Fu Ruoqing, président de China Film Group, est revenu sur les motivations et le processus de production du film Dead to Rights, réalisé par le jeune metteur en scène Shen Ao. « China Film a pour mission de porter à l’écran les grandes étapes de l’Histoire », a-t-il rappelé, soulignant que l’année marquait le 80ᵉ anniversaire de la victoire de la résistance sur l’invasion japonaise durant la Seconde Guerre mondiale. Le film s’est imposé parmi plusieurs scénarios en raison de son intensité émotionnelle et de sa cohérence narrative. Tourné entre février et avril, il a été mené avec une efficacité rare, grâce à une stricte fidélité au scénario et à une collaboration étroite entre la création et la distribution. Initialement prévu pour une sortie le 13 décembre, jour commémoratif du massacre de Nankin, il a finalement été avancé à fin juillet afin de s’inscrire dans la séquence commémorative de l’année.
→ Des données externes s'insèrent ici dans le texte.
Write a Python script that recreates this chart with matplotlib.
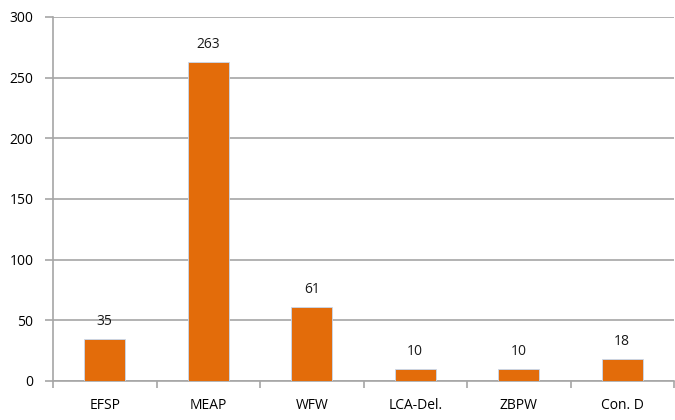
import matplotlib
matplotlib.use("Agg")
import matplotlib.pyplot as plt

categories = ["EFSP", "MEAP", "WFW", "LCA-Del.", "ZBPW", "Con. D"]
values = [35, 263, 61, 10, 10, 18]

BAR_COLOR = "#E36C0A"
GRID_COLOR = "#A6A6A6"

plt.rcParams["font.family"] = ["Open Sans", "DejaVu Sans"]

fig = plt.figure(figsize=(6.75, 4.2), dpi=100)
ax = fig.add_axes([53 / 675, 1 - 381 / 420, 621 / 675, 364 / 420])

x = range(len(categories))
ax.bar(x, values, width=0.4, color=BAR_COLOR, edgecolor="#C6D9F1", linewidth=0.6, zorder=3)
for xi, v in zip(x, values):
    ax.text(xi, v + 8, str(v), ha="center", va="bottom", fontsize=10, color="#1a1a1a")

ax.set_xlim(-0.5, len(categories) - 0.5)
ax.set_ylim(0, 300)
ax.set_yticks(range(0, 301, 50))
ax.yaxis.grid(True, color=GRID_COLOR, linewidth=1.2, zorder=0)

ax.set_xticks([i - 0.5 for i in range(len(categories) + 1)])
ax.set_xticklabels([])
ax.set_xticks(list(x), minor=True)
ax.set_xticklabels(categories, minor=True)
ax.tick_params(axis="x", which="major", length=5, color=GRID_COLOR, width=1.2)
ax.tick_params(axis="x", which="minor", length=0, pad=12, labelsize=10)
ax.tick_params(axis="y", length=6, color=GRID_COLOR, width=1.2, labelsize=10, pad=8)

for side in ["top", "right"]:
    ax.spines[side].set_visible(False)
for side in ["left", "bottom"]:
    ax.spines[side].set_color(GRID_COLOR)
    ax.spines[side].set_linewidth(1.2)

fig.savefig("out.png", dpi=100)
Selon Fu, la stratégie de communication s’est articulée autour de deux axes : une tonalité d’humilité et de compassion, et une logique de rappel historique visant à conjuguer mémoire nationale et message de résilience. Le succès rencontré a conforté l’idée que ce type de récit, ancré dans la perspective des « petites gens », suscite une résonance durable auprès du public.
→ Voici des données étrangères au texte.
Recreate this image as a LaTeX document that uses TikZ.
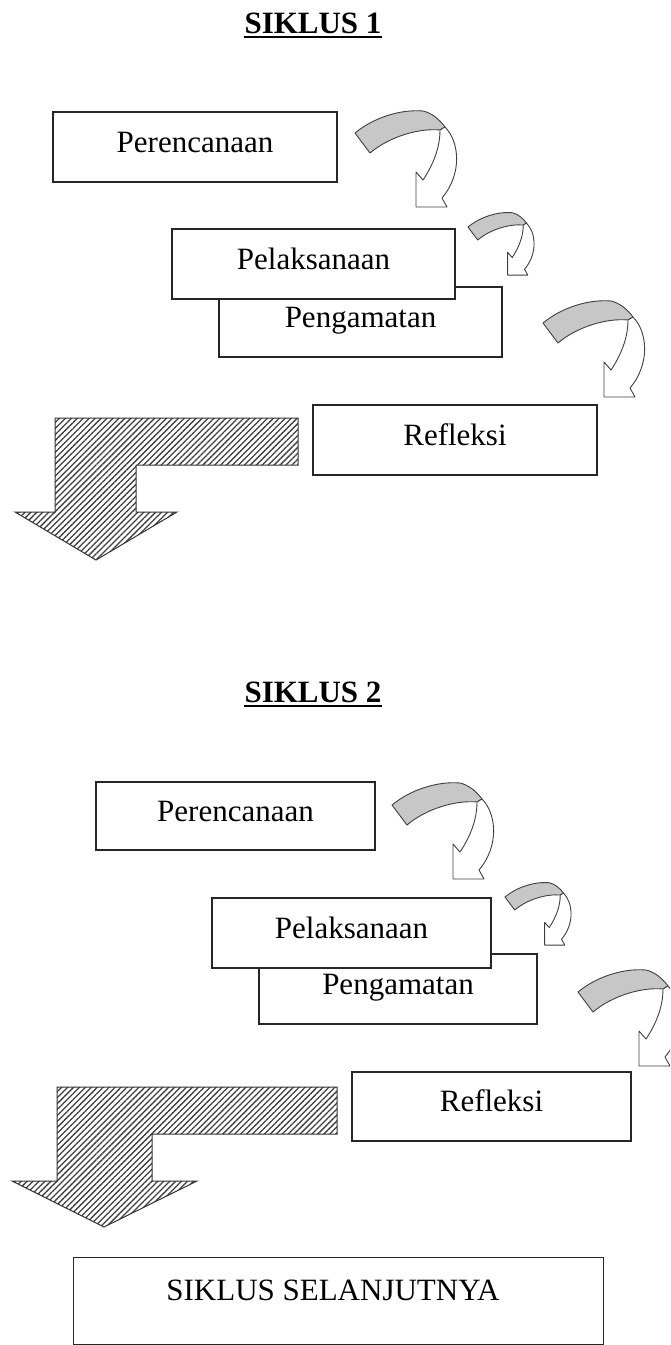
\documentclass[tikz,border=0pt]{standalone}
\usepackage{fontspec}
\setmainfont{Liberation Serif}
\usetikzlibrary{patterns.meta}
\newcommand\boxfont{\fontsize{31}{36}\selectfont}
\tikzset{
  stepbox/.style={draw=black!85, line width=1.3pt, fill=white, inner sep=0pt,
    text height=22pt, text depth=12pt, font=\boxfont, minimum height=70pt},
  titletext/.style={inner sep=0pt, font=\bfseries\boxfont},
  uline/.style={line width=2.4pt, black},
  hatcharrow/.style={draw=black!80, line width=1pt,
    pattern={Lines[angle=45,distance=4.2pt,line width=1.3pt]}, pattern color=black!75},
  bandfill/.style={draw=black!75, line width=0.9pt, fill=black!22, line join=round},
  shaftfill/.style={draw=black!75, line width=0.9pt, fill=white, line join=round},
  curvarrow/.pic={
    \path[bandfill] (0,0) .. controls (18,-15) and (45,-24) .. (68,-22)
      .. controls (77,-20) and (85,-13) .. (90,-6) -- (85,-3)
      .. controls (65,-5) and (35,3) .. (15,20) -- cycle;
    \path[shaftfill] (90,-6) .. controls (104,8) and (108,40) .. (87,65)
      -- (92,74) -- (61,74) -- (61,39) -- (68,47)
      .. controls (78,32) and (85,15) .. (85,-3) -- cycle;
  }
}
\begin{document}
\begin{tikzpicture}[x=1pt,y=-1pt]
\useasboundingbox (0,0) rectangle (670,1345);
\clip (0,0) rectangle (670,1345);
\fill[white] (0,0) rectangle (670,1345);

% ---------------- SIKLUS 1 ----------------
\node[titletext, anchor=base] (t1) at (313,33) {SIKLUS 1};
\draw[uline] ([yshift=-4pt]t1.base west) -- ([yshift=-4pt]t1.base east);

\node[stepbox, minimum width=284pt] (p1) at (195,147) {Perencanaan};
\node[stepbox, minimum width=283pt] (g1) at (360.5,322) {Pengamatan};
\node[stepbox, minimum width=283pt] (l1) at (313.5,264) {Pelaksanaan};
\node[stepbox, minimum width=284pt] (r1) at (455,440) {Refleksi};

\pic at (355,133) {curvarrow};
\pic[scale=0.65] at (468,227) {curvarrow};
\pic at (543,323) {curvarrow};

\draw[hatcharrow] (298,418) -- (55,418) -- (55,512) -- (15,512) -- (96,560)
  -- (177,512) -- (136,512) -- (136,465) -- (298,465) -- cycle;

% ---------------- SIKLUS 2 ----------------
\node[titletext, anchor=base] (t2) at (313,702) {SIKLUS 2};
\draw[uline] ([yshift=-4pt]t2.base west) -- ([yshift=-4pt]t2.base east);

\node[stepbox, minimum width=279pt, minimum height=68pt] (p2) at (235.5,816) {Perencanaan};
\node[stepbox, minimum width=278pt] (g2) at (398,989) {Pengamatan};
\node[stepbox, minimum width=279pt] (l2) at (351.5,933) {Pelaksanaan};
\node[stepbox, minimum width=279pt, minimum height=69pt] (r2) at (491.5,1106.5) {Refleksi};

\pic at (392,805) {curvarrow};
\pic[scale=0.65] at (505,897) {curvarrow};
\pic at (578,992) {curvarrow};

\draw[hatcharrow] (337,1087) -- (57,1087) -- (57,1181) -- (12,1181) -- (104,1227)
  -- (197,1181) -- (152,1181) -- (152,1134) -- (337,1134) -- cycle;

\node[draw=black!85, line width=1.3pt, inner sep=0pt, minimum width=530pt,
  minimum height=87pt, anchor=north west] (next) at (73,1257) {};
\node[inner sep=0pt, font=\boxfont, anchor=base] (nexttxt) at (333,1300) {SIKLUS SELANJUTNYA};
\end{tikzpicture}
\end{document}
Wang Zhonglei, vice-président de Huayi Brothers, a profité du forum pour louer la méthode du réalisateur Shen Ao, déjà auteur d’un précédent succès avec l’efficace No More Bets en 2023 : un tournage pensé dès l’écriture en fonction du montage, sans gaspillage de moyens. « En deux semaines, un premier montage était prêt à être projeté », a-t-il noté, y voyant le modèle d’une nouvelle génération de cinéastes capables d’allier ambition artistique et efficacité industrielle.

 

Les leçons de The Shadow’s Edge

Li Jie, PDG de Damai Entertainment

Du côté de Damai Entertainment, Li Jie a insisté sur la grande réussite inattendue du dernier Jackie Chan, The Shadow’s Edge de Larry Yang avec également Tony Leung Ka-fai, Zhang Zifeng et Ci Sha. Produit avec des moyens limités, porté par un script jugé par le producteur parmi les plus solides de ces dernières années et rythmé sans lourdeur, le film a largement dépassé les prévisions initiales de la société de production. Li Jie a rappelé que l’attente était modeste, tant le film portait une certaine « couleur hongkongaise » alors que les productions HK connaissent depuis plusieurs années une baisse marquée au box-office. Le succès rencontré, à la fois commercial et critique, constitue donc une agréable surprise.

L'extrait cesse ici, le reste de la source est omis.